• [What you have to do] Take the lines from the beginning of the material through the line containing "necessary = [9, 9, 18, 20, 24, 17, 12]" and retype them exactly, leaving the pictures out.

• [Task data]
◇ ◇ ◇ ◇

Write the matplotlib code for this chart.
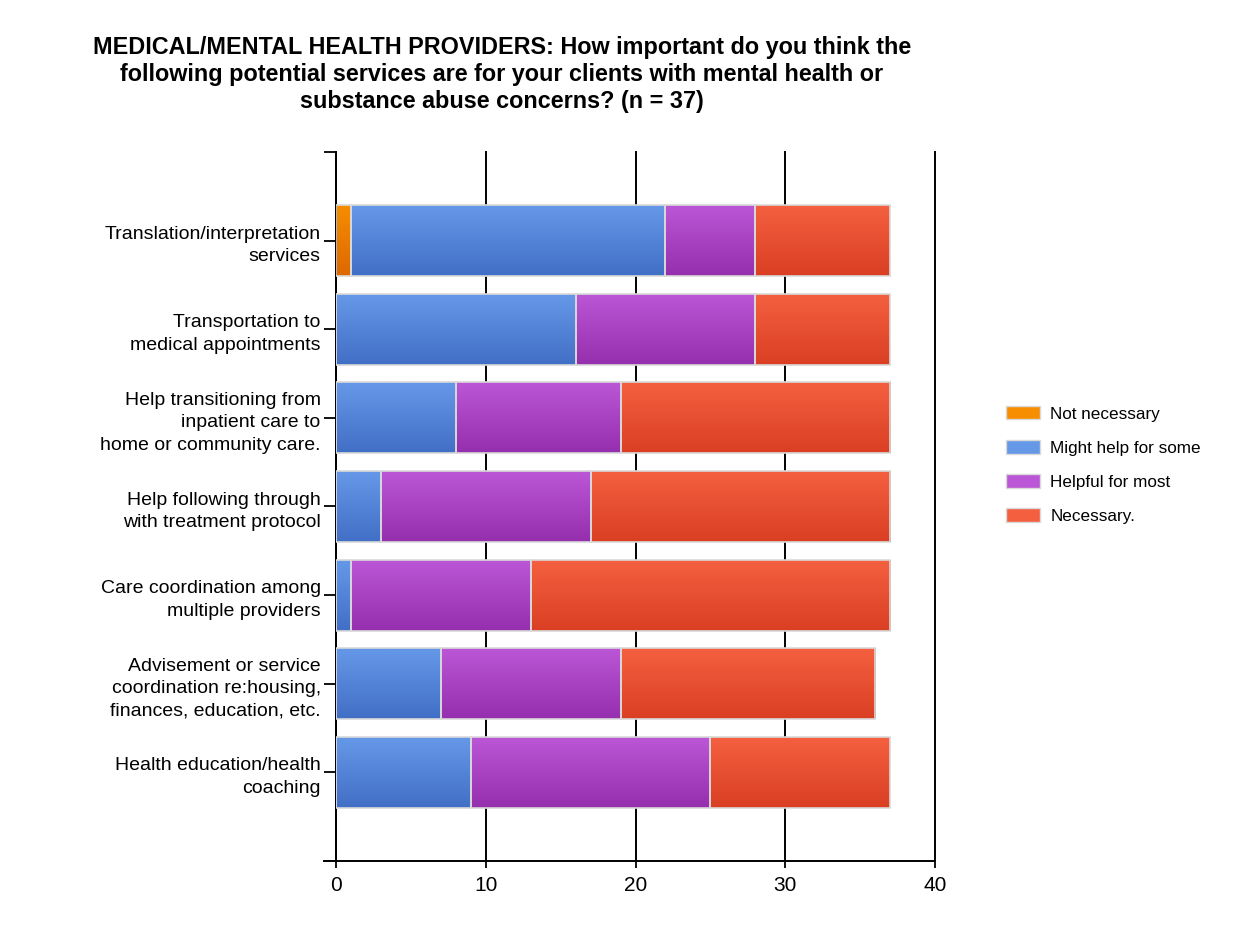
import numpy as np
import matplotlib
matplotlib.use("Agg")
import matplotlib.pyplot as plt
from matplotlib.colors import LinearSegmentedColormap
from matplotlib.patches import Patch

plt.rcParams["font.family"] = ["Liberation Sans", "DejaVu Sans"]

# ----------------------------------------------------------------------
# Data
# ----------------------------------------------------------------------
categories = [
    "Translation/interpretation\nservices",
    "Transportation to\nmedical appointments",
    "Help transitioning from\ninpatient care to\nhome or community care.",
    "Help following through\nwith treatment protocol",
    "Care coordination among\nmultiple providers",
    "Advisement or service\ncoordination re:housing,\nfinances, education, etc.",
    "Health education/health\ncoaching",
]
series_names = ["Not necessary", "Might help for some", "Helpful for most", "Necessary."]
not_necessary = [1, 0, 0, 0, 0, 0, 0]
might_help = [21, 16, 8, 3, 1, 7, 9]
helpful_most = [6, 12, 11, 14, 12, 12, 16]
necessary = [9, 9, 18, 20, 24, 17, 12]

# (top colour, bottom colour) of the vertical gradient in each bar
gradients = [
    ("#f78d00", "#dd6800"),
    ("#6698e8", "#416fc6"),
    ("#bb56d6", "#962fae"),
    ("#f4603f", "#da3f24"),
]

fig = plt.figure(figsize=(12.59, 9.38), dpi=100)
ax = fig.add_axes([336 / 1259, 1 - 861 / 938, 599 / 1259, 709 / 938])

pos = np.arange(1, len(categories) + 1)
left = np.zeros(len(categories))
for vals, name, (c_top, c_bot) in zip(
        [not_necessary, might_help, helpful_most, necessary], series_names, gradients):
    vals = np.array(vals, dtype=float)
    bars = ax.barh(pos, vals, left=left, height=0.8, color="none",
                   edgecolor="#d9d9d9", linewidth=1.2, zorder=3)
    cmap = LinearSegmentedColormap.from_list(name, [c_top, c_bot])
    grad = np.linspace(0, 1, 64).reshape(-1, 1)
    for b in bars:
        if b.get_width() <= 0:
            continue
        x0, y0 = b.get_x(), b.get_y()
        im = ax.imshow(grad, cmap=cmap, aspect="auto", zorder=2,
                       extent=[x0, x0 + b.get_width(), y0 + b.get_height(), y0],
                       interpolation="bilinear")
        im.set_clip_path(b)
    left = left + vals

ax.set_xlim(0, 40)
ax.set_ylim(8, 0)
ax.set_aspect("auto")

ax.set_xticks([0, 10, 20, 30, 40])
ax.set_yticks(np.arange(0, 9))
ax.set_yticklabels([""] + categories + [""], fontsize=14, linespacing=1.42)
ax.tick_params(axis="y", length=9, width=1.3, color="black", pad=2)
ax.tick_params(axis="x", length=5, width=1.3, color="black", labelsize=15, pad=6)

ax.grid(axis="x", color="black", linewidth=1.4, zorder=1)
for gl in ax.get_xgridlines():
    gl.set_clip_on(False)
ax.set_axisbelow(True)
for s in ["top", "right"]:
    ax.spines[s].set_visible(False)
ax.spines["left"].set_linewidth(1.4)
ax.spines["bottom"].set_linewidth(1.4)
ax.spines["bottom"].set_bounds(-0.8, 40)

handles = [Patch(facecolor=c_top, edgecolor="#d9d9d9", label=n)
           for n, (c_top, _) in zip(series_names, gradients)]
fig.legend(handles=handles, loc="upper left", bbox_to_anchor=(999 / 1259, 1 - 399 / 938),
           frameon=False, fontsize=12.3, handlelength=2.0, handleheight=0.85,
           labelspacing=1.08, handletextpad=0.6, borderaxespad=0)

fig.text(502 / 1259, 1 - 36 / 938,
         "MEDICAL/MENTAL HEALTH PROVIDERS: How important do you think the\n"
         "following potential services are for your clients with mental health or\n"
         "substance abuse concerns? (n = 37)",
         ha="center", va="top", fontsize=16.8, weight="bold", linespacing=1.22)

fig.savefig("out.png", dpi=100)
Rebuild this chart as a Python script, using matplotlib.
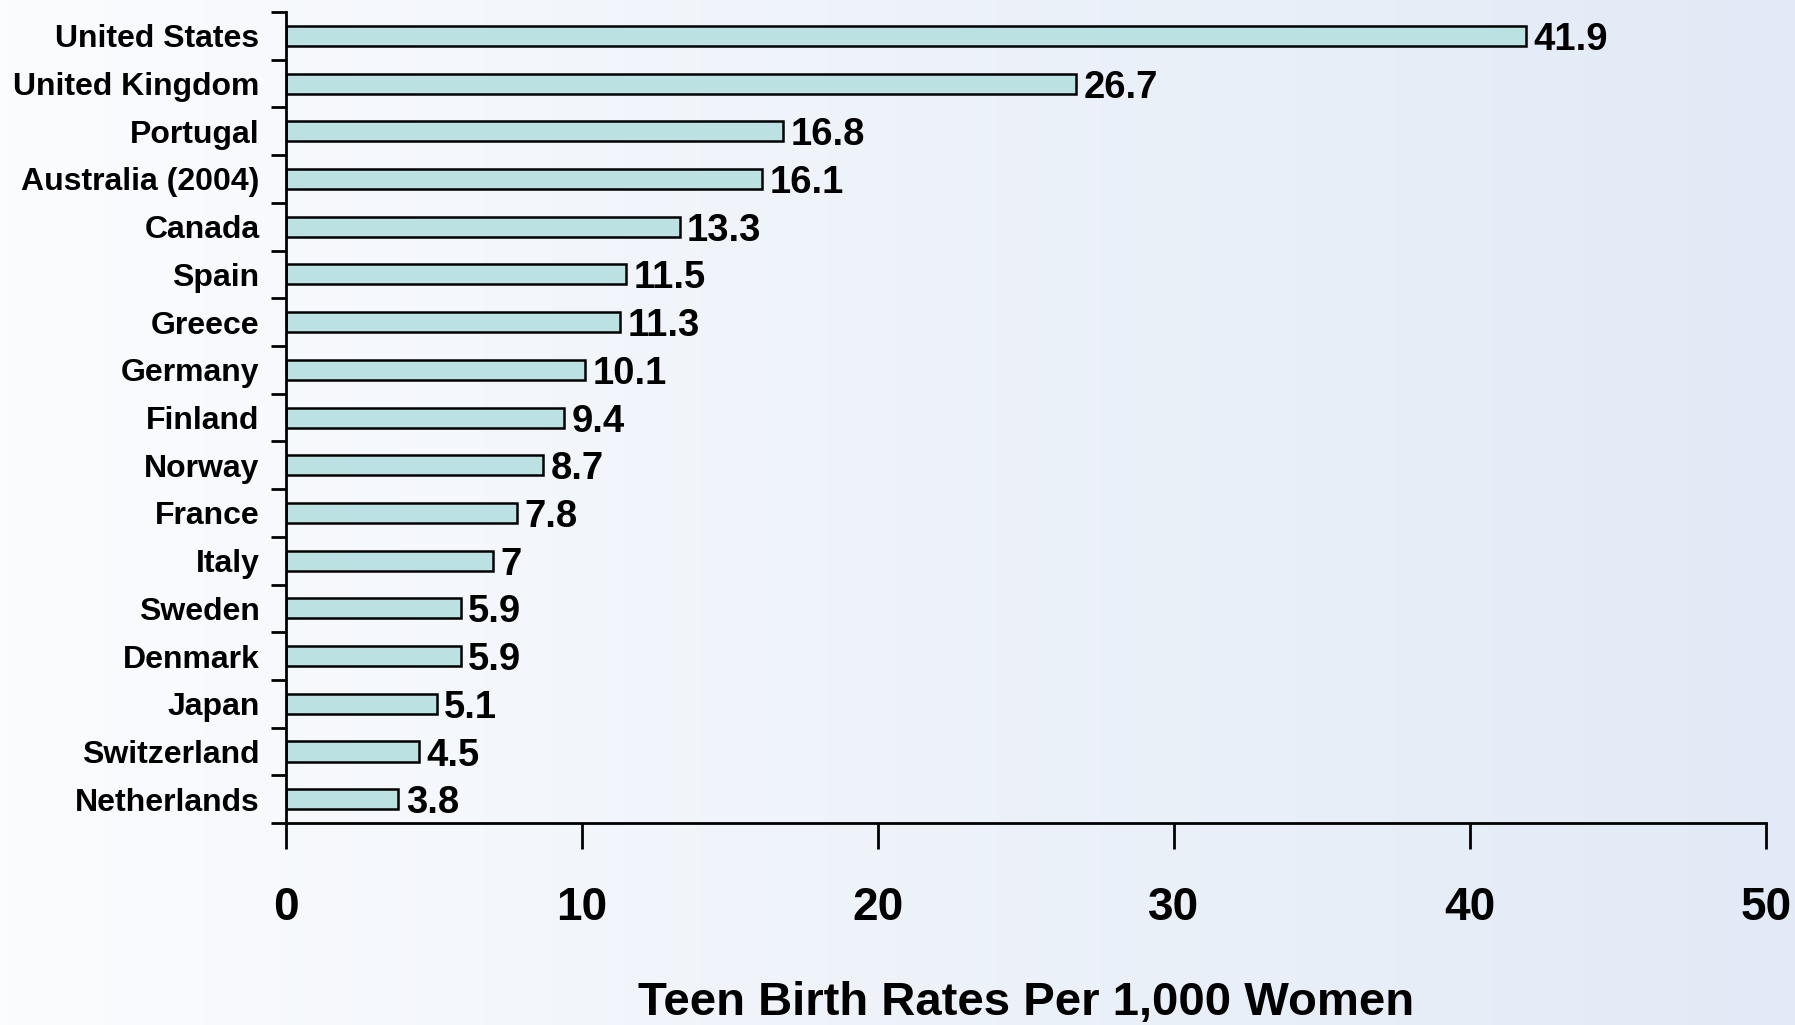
import numpy as np
import matplotlib
matplotlib.use('Agg')
import matplotlib.pyplot as plt

countries = ['United States', 'United Kingdom', 'Portugal', 'Australia (2004)',
             'Canada', 'Spain', 'Greece', 'Germany', 'Finland', 'Norway',
             'France', 'Italy', 'Sweden', 'Denmark', 'Japan', 'Switzerland',
             'Netherlands']
rates = [41.9, 26.7, 16.8, 16.1, 13.3, 11.5, 11.3, 10.1, 9.4, 8.7,
         7.8, 7.0, 5.9, 5.9, 5.1, 4.5, 3.8]
rate_labels = ['41.9', '26.7', '16.8', '16.1', '13.3', '11.5', '11.3', '10.1',
               '9.4', '8.7', '7.8', '7', '5.9', '5.9', '5.1', '4.5', '3.8']
xticks = [0, 10, 20, 30, 40, 50]

plt.rcParams['font.family'] = ['Liberation Sans', 'DejaVu Sans']
plt.rcParams['font.weight'] = 'bold'

fig = plt.figure(figsize=(17.95, 10.25), dpi=100)

# background gradient, white-ish on the left to pale blue on the right
bg = fig.add_axes([0, 0, 1, 1], zorder=0)
grad = np.linspace(0, 1, 256).reshape(1, -1)
left = np.array([0xfb, 0xfc, 0xfe]) / 255
right = np.array([0xe1, 0xea, 0xf6]) / 255
img = left[None, None, :] + (right - left)[None, None, :] * grad[..., None]
bg.imshow(img, aspect='auto', extent=[0, 1, 0, 1])
bg.axis('off')

ax = fig.add_axes([0.1593, 0.197, 0.8245, 0.7913], zorder=1)
ax.patch.set_alpha(0)

n = len(countries)
ypos = np.arange(n)
ax.barh(ypos, rates, height=0.42, color='#bbe1e3', edgecolor='black', linewidth=1.8)

for y, v, lab in zip(ypos, rates, rate_labels):
    ax.text(v + 0.25, y, lab, va='center_baseline', ha='left', fontsize=27.5,
            fontweight='bold')

ax.set_xlim(0, 50)
ax.set_ylim(n - 0.5, -0.5)

# major y ticks at category boundaries, labels on minor ticks at centers
ax.set_yticks(np.arange(n + 1) - 0.5)
ax.set_yticklabels([])
ax.set_yticks(ypos, minor=True)
ax.set_yticklabels(countries, minor=True, fontsize=23, fontweight='bold')
ax.tick_params(axis='y', which='major', length=11, width=2, direction='out')
ax.tick_params(axis='y', which='minor', length=0, pad=19)

ax.set_xticks(xticks)
ax.set_xticklabels([str(t) for t in xticks], fontsize=33, fontweight='bold')
ax.tick_params(axis='x', length=19, width=2, direction='out', pad=26)

for side in ['top', 'right']:
    ax.spines[side].set_visible(False)
for side in ['left', 'bottom']:
    ax.spines[side].set_linewidth(2)

ax.set_xlabel('Teen Birth Rates Per 1,000 Women', fontsize=34, fontweight='bold')
ax.xaxis.set_label_coords(0.5, -0.195)

fig.savefig('out.png', dpi=100)
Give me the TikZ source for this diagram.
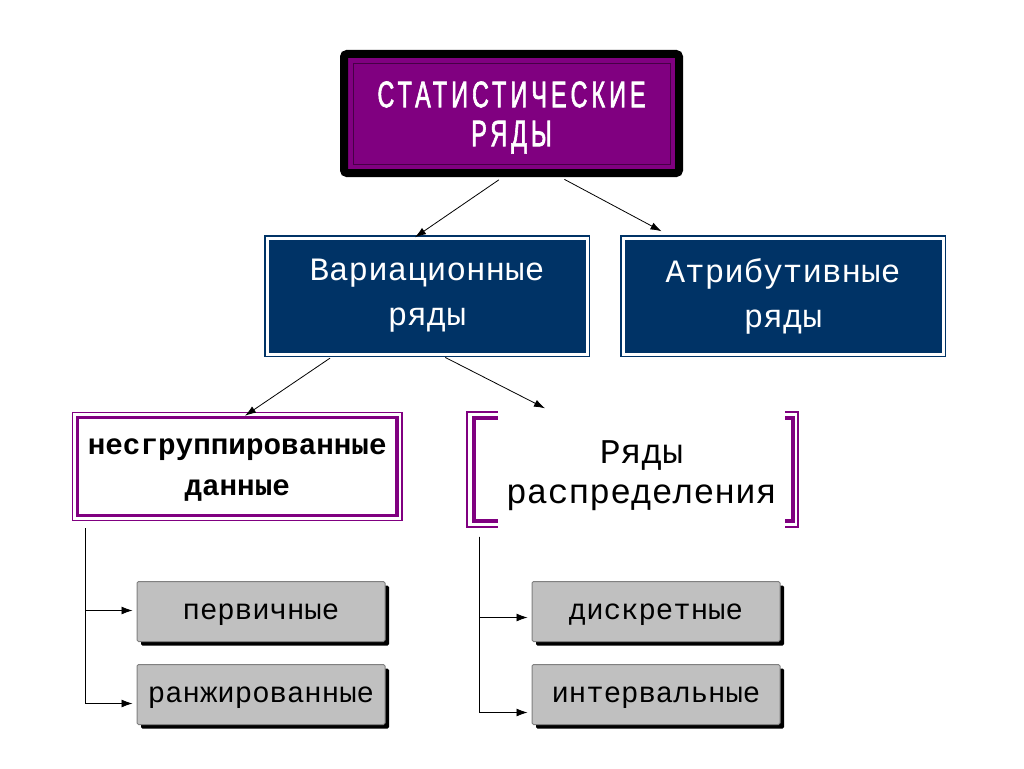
\documentclass[tikz,border=0pt]{standalone}
\usepackage{fontspec}
\setmainfont{Liberation Mono}
\newfontfamily\titlefont[FakeStretch=0.63,LetterSpace=11,FakeBold=1.6]{Liberation Sans}
\usetikzlibrary{positioning,arrows.meta,shadows}
\definecolor{stpurple}{HTML}{800080}
\definecolor{stnavy}{HTML}{003366}
\definecolor{stgray}{HTML}{C0C0C0}
\definecolor{stedge}{HTML}{808080}

\begin{document}
\begin{tikzpicture}[x=1pt, y=-1pt,
    titlebox/.style={draw=black, line width=8pt, fill=stpurple, rounded corners=3pt,
        minimum width=335pt, minimum height=119pt},
    titletext/.style={text=white, align=center,
        font=\titlefont\fontsize{37}{39}\selectfont},
    kindbox/.style={draw=stnavy, line width=1.5pt, double=white, double distance=3pt,
        fill=stnavy, minimum width=320pt, minimum height=116pt, text=white, align=center,
        font=\fontsize{32.6}{45}\selectfont},
    groupbox/.style={draw=stpurple, line width=3.5pt, fill=white,
        minimum width=319.5pt, minimum height=98pt},
    grouptext/.style={align=center, font=\bfseries\fontsize{29.3}{41}\selectfont},
    bracketbox/.style={minimum width=331pt, minimum height=114pt},
    brackettext/.style={align=center, font=\fontsize{34.7}{40}\selectfont},
    leafbox/.style={draw=stedge, line width=1pt, fill=stgray, rounded corners=1.5pt,
        minimum width=248pt, minimum height=60pt, font=\fontsize{29}{34}\selectfont,
        text height=21pt, text depth=6pt,
        drop shadow={shadow xshift=4pt, shadow yshift=-4pt, fill=black, opacity=1}},
    arr/.style={-{Latex[length=11pt,width=7.5pt]}, black, line width=0.8pt},
    tree/.style={-{Latex[length=11pt,width=8pt]}, black, line width=0.8pt},
    ]
    \fill[white] (0,0) rectangle (1024,768);
    \useasboundingbox (0,0) rectangle (1024,768);

    %Nodes
    \node[titlebox, label={[titletext, yshift=-4pt]center:СТАТИСТИЧЕСКИЕ\\РЯДЫ}]
        (stat) at (511.5,113.5) {};
    \draw[stpurple!55!black, line width=1pt]
        ([shift={(13pt,-13pt)}]stat.north west) rectangle ([shift={(-13pt,13pt)}]stat.south east);

    \node[kindbox] (var) at (427,296) {Вариационные\\ряды};
    \node[kindbox] (atr) [right=34.5pt of var] {Атрибутивные\\ряды};

    \node[groupbox, label={[grouptext, yshift=-4pt]center:несгруппированные\\данные}]
        (ng) at (237.25,466.5) {};
    \draw[stpurple, line width=1.5pt]
        ([shift={(-3.25pt,3.25pt)}]ng.north west) rectangle ([shift={(3.25pt,-3.25pt)}]ng.south east);

    \node[bracketbox, label={[brackettext, shift={(9pt,-6pt)}]center:Ряды\\распределения}]
        (rd) at (632.5,469.5) {};
    % brackets
    \draw[stpurple, line width=2pt]
        ([xshift=31pt]rd.north west) -- (rd.north west) -- (rd.south west) -- ([xshift=31pt]rd.south west);
    \draw[stpurple, line width=4pt]
        ([shift={(31pt,-6pt)}]rd.north west) -- ([shift={(7pt,-6pt)}]rd.north west)
        -- ([shift={(7pt,6pt)}]rd.south west) -- ([shift={(31pt,6pt)}]rd.south west);
    \draw[stpurple, line width=2pt]
        ([xshift=-13pt]rd.north east) -- (rd.north east) -- (rd.south east) -- ([xshift=-13pt]rd.south east);
    \draw[stpurple, line width=4pt]
        ([shift={(-13pt,-6pt)}]rd.north east) -- ([shift={(-5pt,-6pt)}]rd.north east)
        -- ([shift={(-5pt,6pt)}]rd.south east) -- ([shift={(-13pt,6pt)}]rd.south east);

    \node[leafbox] (prim) at (261,611.5) {первичные};
    \node[leafbox] (rank) [below=22pt of prim] {ранжированные};
    \node[leafbox] (disc) at (656,611.5) {дискретные};
    \node[leafbox] (intv) [below=22pt of disc] {интервальные};

    %Lines
    \draw[arr, shorten <=5pt] ([xshift=-8.5pt]stat.south) -- ([xshift=-12pt]var.north);
    \draw[arr, shorten <=5pt] ([xshift=48.5pt]stat.south) -- ([shift={(-121.5pt,6pt)}]atr.north);
    \draw[arr, shorten <=6pt] ([xshift=-92pt]var.south) -- ([xshift=7.75pt]ng.north);
    \draw[arr, shorten <=6pt] ([xshift=13pt]var.south) -- ([shift={(-87.5pt,4pt)}]rd.north);

    \draw[tree, shorten >=4pt] ([shift={(9.25pt,-11pt)}]ng.south west) |- ([yshift=1pt]prim.west);
    \draw[tree, shorten >=4pt] ([shift={(9.25pt,-11pt)}]ng.south west) |- ([yshift=-9pt]rank.west);
    \draw[tree, shorten >=4pt] ([shift={(13pt,-10pt)}]rd.south west) |- ([yshift=-6pt]disc.west);
    \draw[tree, shorten >=4pt] ([shift={(13pt,-10pt)}]rd.south west) |- ([yshift=-18pt]intv.west);
\end{tikzpicture}
\end{document}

◇ ◇ ◇ ◇

• [Task answer]
Write the matplotlib code for this chart.
import numpy as np
import matplotlib
matplotlib.use("Agg")
import matplotlib.pyplot as plt
from matplotlib.colors import LinearSegmentedColormap
from matplotlib.patches import Patch

plt.rcParams["font.family"] = ["Liberation Sans", "DejaVu Sans"]

# ----------------------------------------------------------------------
# Data
# ----------------------------------------------------------------------
categories = [
    "Translation/interpretation\nservices",
    "Transportation to\nmedical appointments",
    "Help transitioning from\ninpatient care to\nhome or community care.",
    "Help following through\nwith treatment protocol",
    "Care coordination among\nmultiple providers",
    "Advisement or service\ncoordination re:housing,\nfinances, education, etc.",
    "Health education/health\ncoaching",
]
series_names = ["Not necessary", "Might help for some", "Helpful for most", "Necessary."]
not_necessary = [1, 0, 0, 0, 0, 0, 0]
might_help = [21, 16, 8, 3, 1, 7, 9]
helpful_most = [6, 12, 11, 14, 12, 12, 16]
necessary = [9, 9, 18, 20, 24, 17, 12]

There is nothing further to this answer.